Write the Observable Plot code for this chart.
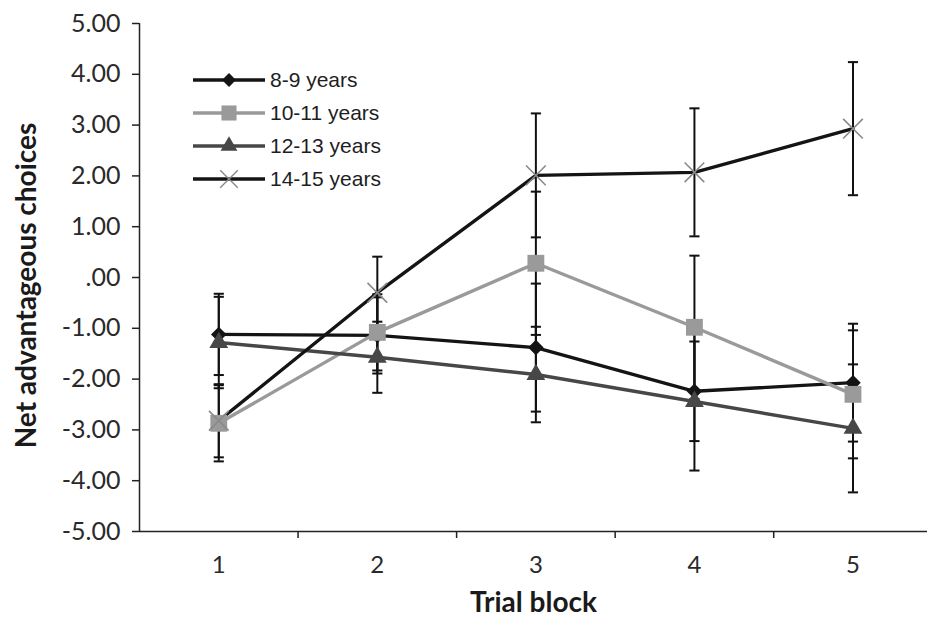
<!DOCTYPE html>
<html>
<head>
<meta charset="utf-8">
<script src="https://cdn.jsdelivr.net/npm/d3@7"></script>
<script src="https://cdn.jsdelivr.net/npm/@observablehq/plot@0.6"></script>
<style>
  html, body { margin: 0; padding: 0; background: #fff; }
  #wrap { position: relative; width: 927px; height: 618px; }
  #legend { position: absolute; left: 193px; top: 63px; font-family: "Liberation Sans", Arial, sans-serif; font-size: 21px; color: #1e1e1e; }
  .row { display: flex; align-items: center; height: 33px; }
  .row svg { display: block; margin-right: 3px; }
</style>
</head>
<body>
<div id="wrap"><div id="legend"></div></div>
<script>
const blocks = [1, 2, 3, 4, 5];
const seriesNames = ["8-9 years", "10-11 years", "12-13 years", "14-15 years"];
const means8  = [-1.12, -1.14, -1.38, -2.24, -2.07];
const se8     = [0.80, 0.75, 1.26, 0.98, 1.16];
const means10 = [-2.87, -1.08, 0.28, -0.98, -2.30];
const se10    = [0.75, 0.75, 1.41, 1.41, 1.26];
const means12 = [-1.28, -1.57, -1.91, -2.44, -2.97];
const se12    = [0.90, 0.70, 0.94, 1.36, 1.26];
const means14 = [-2.82, -0.30, 2.01, 2.07, 2.93];
const se14    = [0.72, 0.71, 1.22, 1.26, 1.31];
const yTicks = [-5, -4, -3, -2, -1, 0, 1, 2, 3, 4, 5];
const blockBounds = [1.5, 2.5, 3.5, 4.5];

const lineColors = ["#141414", "#9a9a9a", "#474747", "#141414"];
const markerFill = ["#141414", "#9a9a9a", "#474747", "none"];
const markerStroke = ["none", "none", "none", "#8a8a8a"];
const symbols = ["diamond2", "square", "triangle", "times"];
const radii = [7, 9.5, 7, 9];

const allMeans = [means8, means10, means12, means14];
const allSe = [se8, se10, se12, se14];
const rows = seriesNames.flatMap((s, i) => blocks.map((b, j) => ({
  series: s, idx: i, block: b, mean: allMeans[i][j], se: allSe[i][j]
})));

const fmt = d => d === 0 ? ".00" : d.toFixed(2);
const capW = 0.032;

const marks = [
  Plot.ruleX(rows, {x: "block", y1: d => d.mean - d.se, y2: d => d.mean + d.se, stroke: "#111", strokeWidth: 2}),
  Plot.link(rows, {x1: d => d.block - capW, x2: d => d.block + capW, y1: d => d.mean - d.se, y2: d => d.mean - d.se, stroke: "#111", strokeWidth: 2}),
  Plot.link(rows, {x1: d => d.block - capW, x2: d => d.block + capW, y1: d => d.mean + d.se, y2: d => d.mean + d.se, stroke: "#111", strokeWidth: 2}),
  Plot.line(rows, {x: "block", y: "mean", z: "series", stroke: "series", strokeWidth: 3.4}),
];
seriesNames.forEach((s, i) => {
  marks.push(Plot.dot(rows.filter(d => d.idx === i), {
    x: "block", y: "mean", symbol: symbols[i], r: radii[i],
    fill: markerFill[i], stroke: markerStroke[i], strokeWidth: i === 3 ? 1.6 : 0
  }));
});
marks.push(
  Plot.ruleX([0.5], {stroke: "#222", strokeWidth: 1.5}),
  Plot.ruleY([-5], {stroke: "#222", strokeWidth: 1.5}),
  Plot.axisY({ticks: yTicks, tickSize: 7, tickPadding: 12, tickFormat: fmt, label: null, stroke: "#222", strokeWidth: 1.5, fontSize: 25, fill: "#2a2a2a"}),
  Plot.axisX({ticks: blockBounds, tickSize: 7, tickFormat: () => "", label: null, stroke: "#222", strokeWidth: 1.5}),
  Plot.axisX({ticks: blocks, tickSize: 0, tickPadding: 24, tickFormat: d => String(d), label: null, fontSize: 24, fill: "#2a2a2a"}),
  Plot.text(["Net advantageous choices"], {frameAnchor: "left", textAnchor: "middle", dx: -112, dy: 8, rotate: -90, fontSize: 28, fontWeight: "bold", fill: "#1a1a1a"}),
  Plot.text(["Trial block"], {frameAnchor: "bottom", textAnchor: "middle", dy: 80, fontSize: 28, fontWeight: "bold", fill: "#1a1a1a"})
);

const chart = Plot.plot({
  width: 927, height: 618,
  marginLeft: 139, marginRight: 0, marginTop: 23, marginBottom: 87,
  style: {fontFamily: "Lato, 'Open Sans', sans-serif", background: "#fff"},
  x: {domain: [0.5, 5.47], axis: null},
  y: {domain: [-5, 5], axis: null},
  color: {domain: seriesNames, range: lineColors},
  marks
});
document.getElementById("wrap").prepend(chart);

// legend
const legend = d3.select("#legend");
const symMap = {diamond2: d3.symbolDiamond2, square: d3.symbolSquare, triangle: d3.symbolTriangle, times: d3.symbolTimes};
seriesNames.forEach((s, i) => {
  const row = legend.append("div").attr("class", "row");
  const svg = row.append("svg").attr("width", 74).attr("height", 20);
  svg.append("line").attr("x1", 0).attr("x2", 72).attr("y1", 10).attr("y2", 10)
    .attr("stroke", lineColors[i]).attr("stroke-width", 3.4);
  svg.append("path").attr("transform", "translate(36,10)")
    .attr("d", d3.symbol(symMap[symbols[i]], Math.PI * radii[i] * radii[i] * 0.8)())
    .attr("fill", markerFill[i]).attr("stroke", markerStroke[i]).attr("stroke-width", i === 3 ? 1.4 : 0);
  row.append("span").text(s);
});
</script>
</body>
</html>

________________________________________

◆ **Directive**
Set the listing down in full and exactly. Pictures within it should not appear in the copy.

◆ **Completed exercise**
Write the Observable Plot code for this chart.
<!DOCTYPE html>
<html>
<head>
<meta charset="utf-8">
<script src="https://cdn.jsdelivr.net/npm/d3@7"></script>
<script src="https://cdn.jsdelivr.net/npm/@observablehq/plot@0.6"></script>
<style>
  html, body { margin: 0; padding: 0; background: #fff; }
  #wrap { position: relative; width: 927px; height: 618px; }
  #legend { position: absolute; left: 193px; top: 63px; font-family: "Liberation Sans", Arial, sans-serif; font-size: 21px; color: #1e1e1e; }
  .row { display: flex; align-items: center; height: 33px; }
  .row svg { display: block; margin-right: 3px; }
</style>
</head>
<body>
<div id="wrap"><div id="legend"></div></div>
<script>
const blocks = [1, 2, 3, 4, 5];
const seriesNames = ["8-9 years", "10-11 years", "12-13 years", "14-15 years"];
const means8  = [-1.12, -1.14, -1.38, -2.24, -2.07];
const se8     = [0.80, 0.75, 1.26, 0.98, 1.16];
const means10 = [-2.87, -1.08, 0.28, -0.98, -2.30];
const se10    = [0.75, 0.75, 1.41, 1.41, 1.26];
const means12 = [-1.28, -1.57, -1.91, -2.44, -2.97];
const se12    = [0.90, 0.70, 0.94, 1.36, 1.26];
const means14 = [-2.82, -0.30, 2.01, 2.07, 2.93];
const se14    = [0.72, 0.71, 1.22, 1.26, 1.31];
const yTicks = [-5, -4, -3, -2, -1, 0, 1, 2, 3, 4, 5];
const blockBounds = [1.5, 2.5, 3.5, 4.5];

const lineColors = ["#141414", "#9a9a9a", "#474747", "#141414"];
const markerFill = ["#141414", "#9a9a9a", "#474747", "none"];
const markerStroke = ["none", "none", "none", "#8a8a8a"];
const symbols = ["diamond2", "square", "triangle", "times"];
const radii = [7, 9.5, 7, 9];

const allMeans = [means8, means10, means12, means14];
const allSe = [se8, se10, se12, se14];
const rows = seriesNames.flatMap((s, i) => blocks.map((b, j) => ({
  series: s, idx: i, block: b, mean: allMeans[i][j], se: allSe[i][j]
})));

const fmt = d => d === 0 ? ".00" : d.toFixed(2);
const capW = 0.032;

const marks = [
  Plot.ruleX(rows, {x: "block", y1: d => d.mean - d.se, y2: d => d.mean + d.se, stroke: "#111", strokeWidth: 2}),
  Plot.link(rows, {x1: d => d.block - capW, x2: d => d.block + capW, y1: d => d.mean - d.se, y2: d => d.mean - d.se, stroke: "#111", strokeWidth: 2}),
  Plot.link(rows, {x1: d => d.block - capW, x2: d => d.block + capW, y1: d => d.mean + d.se, y2: d => d.mean + d.se, stroke: "#111", strokeWidth: 2}),
  Plot.line(rows, {x: "block", y: "mean", z: "series", stroke: "series", strokeWidth: 3.4}),
];
seriesNames.forEach((s, i) => {
  marks.push(Plot.dot(rows.filter(d => d.idx === i), {
    x: "block", y: "mean", symbol: symbols[i], r: radii[i],
    fill: markerFill[i], stroke: markerStroke[i], strokeWidth: i === 3 ? 1.6 : 0
  }));
});
marks.push(
  Plot.ruleX([0.5], {stroke: "#222", strokeWidth: 1.5}),
  Plot.ruleY([-5], {stroke: "#222", strokeWidth: 1.5}),
  Plot.axisY({ticks: yTicks, tickSize: 7, tickPadding: 12, tickFormat: fmt, label: null, stroke: "#222", strokeWidth: 1.5, fontSize: 25, fill: "#2a2a2a"}),
  Plot.axisX({ticks: blockBounds, tickSize: 7, tickFormat: () => "", label: null, stroke: "#222", strokeWidth: 1.5}),
  Plot.axisX({ticks: blocks, tickSize: 0, tickPadding: 24, tickFormat: d => String(d), label: null, fontSize: 24, fill: "#2a2a2a"}),
  Plot.text(["Net advantageous choices"], {frameAnchor: "left", textAnchor: "middle", dx: -112, dy: 8, rotate: -90, fontSize: 28, fontWeight: "bold", fill: "#1a1a1a"}),
  Plot.text(["Trial block"], {frameAnchor: "bottom", textAnchor: "middle", dy: 80, fontSize: 28, fontWeight: "bold", fill: "#1a1a1a"})
);

const chart = Plot.plot({
  width: 927, height: 618,
  marginLeft: 139, marginRight: 0, marginTop: 23, marginBottom: 87,
  style: {fontFamily: "Lato, 'Open Sans', sans-serif", background: "#fff"},
  x: {domain: [0.5, 5.47], axis: null},
  y: {domain: [-5, 5], axis: null},
  color: {domain: seriesNames, range: lineColors},
  marks
});
document.getElementById("wrap").prepend(chart);

// legend
const legend = d3.select("#legend");
const symMap = {diamond2: d3.symbolDiamond2, square: d3.symbolSquare, triangle: d3.symbolTriangle, times: d3.symbolTimes};
seriesNames.forEach((s, i) => {
  const row = legend.append("div").attr("class", "row");
  const svg = row.append("svg").attr("width", 74).attr("height", 20);
  svg.append("line").attr("x1", 0).attr("x2", 72).attr("y1", 10).attr("y2", 10)
    .attr("stroke", lineColors[i]).attr("stroke-width", 3.4);
  svg.append("path").attr("transform", "translate(36,10)")
    .attr("d", d3.symbol(symMap[symbols[i]], Math.PI * radii[i] * radii[i] * 0.8)())
    .attr("fill", markerFill[i]).attr("stroke", markerStroke[i]).attr("stroke-width", i === 3 ? 1.4 : 0);
  row.append("span").text(s);
});
</script>
</body>
</html>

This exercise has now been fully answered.